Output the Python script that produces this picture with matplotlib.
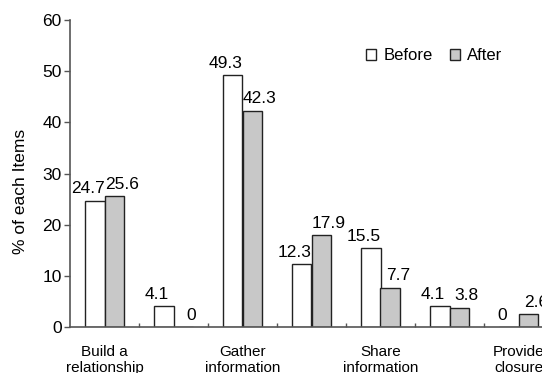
import matplotlib
matplotlib.use("Agg")
import matplotlib.pyplot as plt
import numpy as np

# data
categories = ["Build a\nrelationship", "", "Gather\ninformation", "",
              "Share\ninformation", "", "Provide\nclosure"]
before = [24.7, 4.1, 49.3, 12.3, 15.5, 4.1, 0]
after = [25.6, 0, 42.3, 17.9, 7.7, 3.8, 2.6]
yticks = [0, 10, 20, 30, 40, 50, 60]

plt.rcParams['font.family'] = ['Liberation Sans', 'DejaVu Sans']

fig = plt.figure(figsize=(5.42, 3.73), dpi=100)
# axes runs past the right edge like the cropped original
ax = fig.add_axes([70 / 542, 1 - 327 / 373, 483 / 542, 307 / 373])

x = np.arange(len(categories))
w = 0.28
edge = '#222222'
b1 = ax.bar(x - w / 2, before, w, color='white', edgecolor=edge, linewidth=1.0, label='Before')
b2 = ax.bar(x + w / 2, after, w, color='#c8c8c8', edgecolor=edge, linewidth=1.0, label='After')

# labels pushed apart a little so the pairs don't collide
for rect, v in zip(b1, before):
    ax.annotate(f"{v:g}", (rect.get_x() + rect.get_width() / 2, v),
                xytext=(-5, 3), textcoords='offset points',
                ha='center', va='bottom', fontsize=12.5)
for rect, v in zip(b2, after):
    ax.annotate(f"{v:g}", (rect.get_x() + rect.get_width() / 2, v),
                xytext=(5.5, 3), textcoords='offset points',
                ha='center', va='bottom', fontsize=12.5)

ax.set_xlim(-0.5, 6.5)
ax.set_ylim(0, 60)
ax.set_yticks(yticks)
ax.tick_params(axis='y', labelsize=12.5, length=4, width=1, color='#555555', pad=2)

ax.set_xticks(x)
ax.set_xticklabels(categories, fontsize=11, linespacing=1.2)
ax.tick_params(axis='x', length=0, pad=13)
ax.set_xticks(x[:-1] + 0.5, minor=True)
ax.tick_params(axis='x', which='minor', direction='in', length=3, width=1, color='#555555')

for s in ['top', 'right']:
    ax.spines[s].set_visible(False)
for s in ['left', 'bottom']:
    ax.spines[s].set_color('#555555')
    ax.spines[s].set_linewidth(1.2)

ax.set_ylabel("% of each Items", fontsize=12.5)
ax.yaxis.set_label_coords(-0.087, 0.44)

ax.legend(loc='upper left', bbox_to_anchor=(0.6, 0.93), ncol=2, frameon=False,
          fontsize=12, handlelength=0.6, handleheight=0.6, handletextpad=0.4,
          columnspacing=1.05, borderaxespad=0)

fig.savefig("out.png", dpi=100)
_ _ _ _ _
TO BE DONE. Omit each picture, then return all of the listing exactly as it stands.

WRITTEN SOLUTION.
Output the Python script that produces this picture with matplotlib.
import matplotlib
matplotlib.use("Agg")
import matplotlib.pyplot as plt
import numpy as np

# data
categories = ["Build a\nrelationship", "", "Gather\ninformation", "",
              "Share\ninformation", "", "Provide\nclosure"]
before = [24.7, 4.1, 49.3, 12.3, 15.5, 4.1, 0]
after = [25.6, 0, 42.3, 17.9, 7.7, 3.8, 2.6]
yticks = [0, 10, 20, 30, 40, 50, 60]

plt.rcParams['font.family'] = ['Liberation Sans', 'DejaVu Sans']

fig = plt.figure(figsize=(5.42, 3.73), dpi=100)
# axes runs past the right edge like the cropped original
ax = fig.add_axes([70 / 542, 1 - 327 / 373, 483 / 542, 307 / 373])

x = np.arange(len(categories))
w = 0.28
edge = '#222222'
b1 = ax.bar(x - w / 2, before, w, color='white', edgecolor=edge, linewidth=1.0, label='Before')
b2 = ax.bar(x + w / 2, after, w, color='#c8c8c8', edgecolor=edge, linewidth=1.0, label='After')

# labels pushed apart a little so the pairs don't collide
for rect, v in zip(b1, before):
    ax.annotate(f"{v:g}", (rect.get_x() + rect.get_width() / 2, v),
                xytext=(-5, 3), textcoords='offset points',
                ha='center', va='bottom', fontsize=12.5)
for rect, v in zip(b2, after):
    ax.annotate(f"{v:g}", (rect.get_x() + rect.get_width() / 2, v),
                xytext=(5.5, 3), textcoords='offset points',
                ha='center', va='bottom', fontsize=12.5)

ax.set_xlim(-0.5, 6.5)
ax.set_ylim(0, 60)
ax.set_yticks(yticks)
ax.tick_params(axis='y', labelsize=12.5, length=4, width=1, color='#555555', pad=2)

ax.set_xticks(x)
ax.set_xticklabels(categories, fontsize=11, linespacing=1.2)
ax.tick_params(axis='x', length=0, pad=13)
ax.set_xticks(x[:-1] + 0.5, minor=True)
ax.tick_params(axis='x', which='minor', direction='in', length=3, width=1, color='#555555')

for s in ['top', 'right']:
    ax.spines[s].set_visible(False)
for s in ['left', 'bottom']:
    ax.spines[s].set_color('#555555')
    ax.spines[s].set_linewidth(1.2)

ax.set_ylabel("% of each Items", fontsize=12.5)
ax.yaxis.set_label_coords(-0.087, 0.44)

ax.legend(loc='upper left', bbox_to_anchor=(0.6, 0.93), ncol=2, frameon=False,
          fontsize=12, handlelength=0.6, handleheight=0.6, handletextpad=0.4,
          columnspacing=1.05, borderaxespad=0)

fig.savefig("out.png", dpi=100)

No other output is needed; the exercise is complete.